Dessi Dupuy Деси Дюпюи

Personal information
- Full name: Dessislava Eva Dupuy
- Date of birth: 10 June 1993 (age 32)
- Place of birth: Sofia, Bulgaria
- Height: 1.65 m (5 ft 5 in)
- Position(s): Midfielder; forward;

Team information
- Current team: Växjö DFF
- Number: 21

Youth career
- E.C. Glass Hilltoppers
- Central Virginia United

College career
- Years: Team / Apps / (Gls)
- 2011–2014: Lynchburg Hornets / 96 / (105)

Senior career*
- Years: Team / Apps / (Gls)
- 2016–2017: ETG Ambilly
- 2018: AGSM Verona / 10 / (3)
- 2018–2019: Hellas Verona / 22 / (8)
- 2019–2020: Florentia / 9 / (1)
- 2021: KIF Örebro DFF / 14 / (1)
- 2022–: Växjö DFF / 15 / (10)

International career^{‡}
- 2021–: Bulgaria / 3 / (0)

= Dessi Dupuy =

Bulgarian footballer (born 1993)

Dessislava Eva Dupuy (Десислава Ева Дюпюи, born 10 June 1993), known as Dessi Dupuy, is a Bulgarian footballer who plays as a midfielder or a forward for Swedish club Växjö DFF and the Bulgaria women's national team.

==Early life==
Dupuy was born in Sofia to a Nigerian father and a Turkish mother. When she was two, having previously been left in an orphanage, she was adopted by an American woman, from whom she has taken her current last name, and then taken to live in the United States. She was raised in Lynchburg, Virginia.

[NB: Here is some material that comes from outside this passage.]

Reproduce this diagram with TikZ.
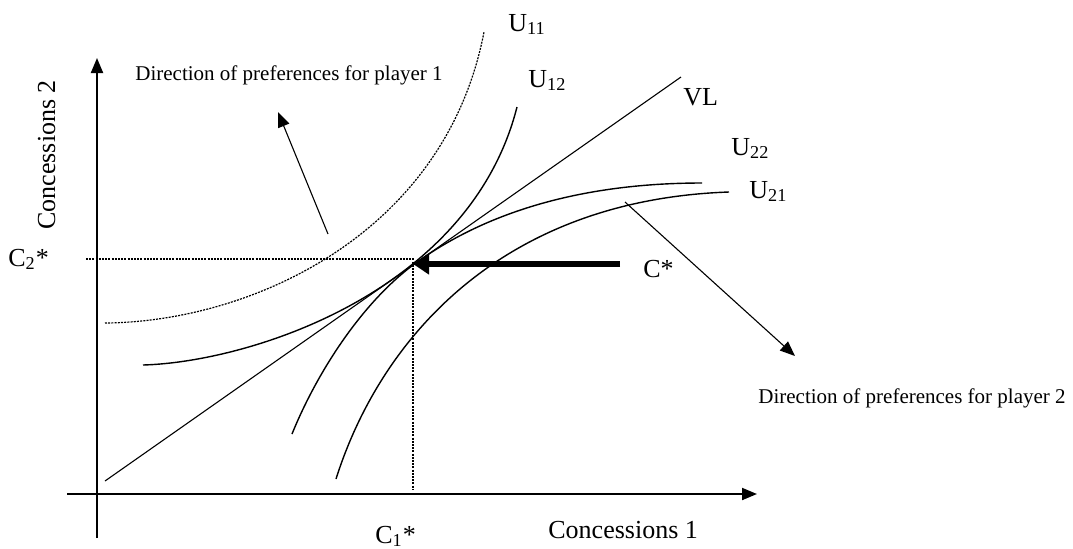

==High school and college career==
Dupuy has attended the E. C. Glass High School the University of Lynchburg in her hometown.

==Club career==
Dupuy is a product of Central Virginia United SC in the United States. She has played for ETG Ambilly in France; for AGSM Verona, Hellas Verona and Florentia in Italy and for KIF Örebro DFF in Sweden.

==International career==
Dupuy capped for Bulgaria at senior level during the 2023 FIFA Women's World Cup qualification.